Ces trois épreuves en plâtre réalisées à partir de terres cuites modelées par Rodin présentent des coutures nettes et saillantes et des traces de couteau. Ces marques sont les empreintes d’une part du procédé du moulage à pièces et d’autre part du démoulage. Les mains sont signées « A. Rodin » sur les poignets. Comme souvent, Rodin, qui a pour habitude de faire don de plâtres provenant de son atelier à ses proches ou à ses soutiens, incise sa signature dans le plâtre déjà sec. C’est sans doute le cas pour nos trois mains offertes à l’un de ses plus chers amis, Eugène Carrière.
Issus de milieux modestes, les deux artistes ont rencontré plusieurs échecs, le refus de l’entrée à l’École des beaux-Arts pour le sculpteur et l’échec au Prix de Rome pour le peintre, avant de connaitre le succès vers 1880. Dès leur rencontre vers 1885 par l’intermédiaire du critique d’art Roger Marx, Rodin et Carrière partagent de nombreuses affinités esthétiques et nouent une amitié fidèle et profonde. Ils visitent régulièrement leurs ateliers respectifs et s’offrent respectivement plusieurs de leurs œuvres. Comme l’atteste le catalogue de la vente de l’atelier d’Eugène Carrière les 2 et 3 février 1920, le peintre possédait des plâtres et des bronzes du sculpteur. Poussés par un respect et une admiration mutuelle, ils se témoignent un soutien indéfectible tout au long de leurs carrières. Le peintre intervient notamment en faveur de Rodin lors de la présentation du Balzac qui suscite un scandale au Salon de 1898. Carrière, déterminé à aider son ami, lance lui-même une souscription pour financer la fonte en bronze de l’œuvre monumentale. À la disparition du peintre en 1906, le maître de Meudon demande à la famille l’autorisation de faire réaliser le moulage du visage et des mains de son ami. En 1908, Rodin fonde la Société des Amis d’Eugène Carrière dont il prend la présidence.

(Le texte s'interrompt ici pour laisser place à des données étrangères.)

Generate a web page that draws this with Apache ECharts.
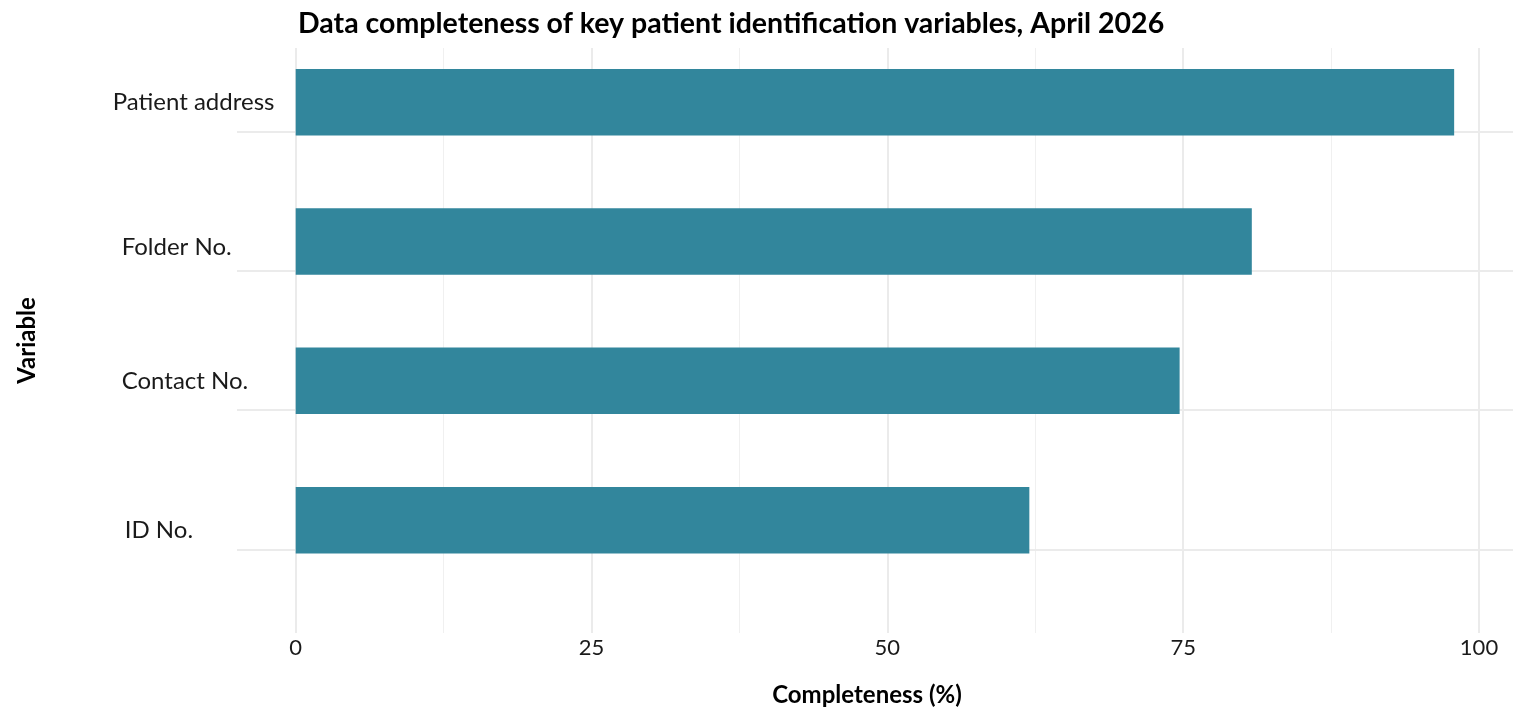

Le goût pour l’idée du fragment se développe chez Rodin au cours de sa formation à l’École impériale spéciale de dessin et de mathématiques dite « Petite École » qui privilégie l’étude du corps humain par parties et par la copie d’antiques souvent lacunaires. Dans cette recherche de fragmentation, la main est l’un des sujets de prédilection de Rodin et il y trouve dans sa réalisation indépendante un véritable défi : « J’ai dû beaucoup travailler pour atteindre à ce maximum de vérité d’expression dans le modelé de la main. L’étude de la main humaine est pleine de difficultés. Aujourd’hui j’y trouve un sujet des plus familiers et je m’y complais sans effort ». Georges Grappe, conservateur du musée Rodin de 1925 à 1944, inventorie près de 450 mains en terre cuite et plâtre dans l’atelier du maître. Rodin manipule, observe, ajoute ou soustrait ces mains à des figures. On peut citer l’Adieu réalisé vers 1893-1895 à partir du portrait de Camille Claudel aux cheveux courts auquel le sculpteur ajoute un exemplaire de la Main droite féminine similaire à la nôtre. Elles font aussi l’objet d’assemblages comme pour La Cathédrale ou Le Secret. Parfois intitulées « Mains d’expression », elles s’inscrivent dans la tradition de l’exercice académique de la tête d’expression. Dans le cas de sculptures en pied, elles deviennent des outils dédiés à l’expressivité du geste : dans Les Bourgeois de Calais, elles incarnent par exemple la résignation d’Eustache de Saint Pierre, le désespoir d’Andrieu d’Andres, ou encore la détermination de Pierre de Wissant.
Émouvant témoignage de la profonde amitié qui lie les deux artistes, présentées toutes les trois sur un même socle architecturé, nos trois mains interagissent, dialoguent et se répondent, formant un tout qui s’inscrit dans l’espace comme une sculpture autonome.